Ultra-processed foods linked to higher risk of cancer, heart disease, early death, study says

FILE - A photo illustration of ultra-processed foods on Feb. 16, 2018, in London, England. (Photo illustration by Dan Kitwood/Getty Images)

Research has shown that diets high in ultra-processed foods can be harmful to the body in many ways, and a recently-published study further underscores the damaging health effects that such sugary and ready-to-eat foods can have. 

The new study, published on Wednesday in the BMJ, suggests that ultra-processed foods can lead to a higher risk of 32 different damaging health outcomes like cancer, major heart and lung conditions, mental health disorders, and early death.

Ultra-processed foods, like packaged baked goods and snacks, fizzy drinks, sugary cereals, and ready-to-eat or heat products, often have large amounts of fats, sugar, salt, artificial flavors, and preservatives and are low in vitamins and fiber.

These foods can account for up to 58% of total daily energy intake in some high-income countries like the United States, according to the study. Other research has suggested that between 60% and 90% of the standard American diet now consists of foods and beverages that are highly processed.

Meanwhile, consumption of these foods has rapidly increased over recent decades in many low- and middle-income nations, too.

The researchers from the Food & Mood Centre at Deakin University in Australia said many previous studies have linked these highly-processed foods to poor health, but this was the first comprehensive review that "provided a broad assessment of the evidence." 
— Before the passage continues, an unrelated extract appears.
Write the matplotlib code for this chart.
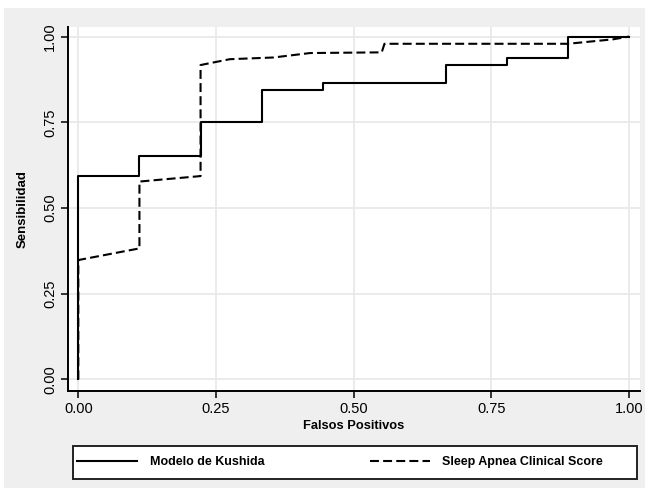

The study included 45 meta-analyses that included data from almost 10 million participants, mostly adults. None were funded by companies involved in the production of ultra-processed foods, according to the study.

Eating more ultra-processed foods linked to 32 health issues

The study found that "higher exposure" to ultra-processed foods, like packaged chips and cookies, processed meats, and sodas, is linked to a greater risk of developing 32 different health issues. 

The study found "convincing evidence" showing that higher ultra-processed food intake was associated with around a 50% increased risk of cardiovascular disease-related death, a 48%-53% higher risk of anxiety and other common mental health disorders, and a 12% greater risk of type 2 diabetes.

"Highly suggestive evidence" also indicated that high ultra-processed food intake also brought a 21% greater risk of death from any cause, a 40%-66% increased risk of heart disease-related death, obesity, type 2 diabetes, and sleep problems, and a 22% increased risk of depression, according to the study.

Meanwhile, evidence linking ultra-processed foods with asthma, gastrointestinal health, some cancers and cardio-metabolic risk factors, such as high blood fats and low levels of "good" cholesterol, remained limited, the researchers said. 

Limiting ultra-processed foods: What can be done?

FILE - A photo illustration of the ingredients on a packet of instant noodles on Feb. 16, 2018, in London, England. (Photo illustration by Dan Kitwood/Getty Images)

FILE - A photo illustration of the ingredients on a packet of instant noodles on Feb. 16, 2018, in London, England. (Photo illustration by Dan Kitwood/Getty Images)

  • For those who want to limit the amount of ultra-processed foods they consume, go for the whole food options over the processed version – such as an apple over sweetened applesauce that may contain added ingredients like high fructose corn syrup.
  • Read ingredient labels as much as possible. If it includes several added items, including ingredients you’ve never heard of, it’s probably ultra-processed. 
  • Also, try to mostly shop around the perimeter of the grocery store, and when buying items in the center aisles, choose one-ingredient foods.

On their part, the researchers pointed out in a linked editorial piece how profits can discourage manufacturers from switching to making more nutritious foods, so public policies and action on ultra-processed foods "are essential." 

This could include front-facing labels that clearly identify the food as ultra-processed, restricting advertising and prohibiting sales in or near schools and hospitals, and developing national dietary guidelines that recommend the avoidance of ultra-processed foods.

Lastly, the researchers called for fiscal measures that "make unprocessed or minimally processed foods and freshly prepared meals as accessible and available as, and cheaper than, ultra-processed foods."

This story was reported from Cincinnati.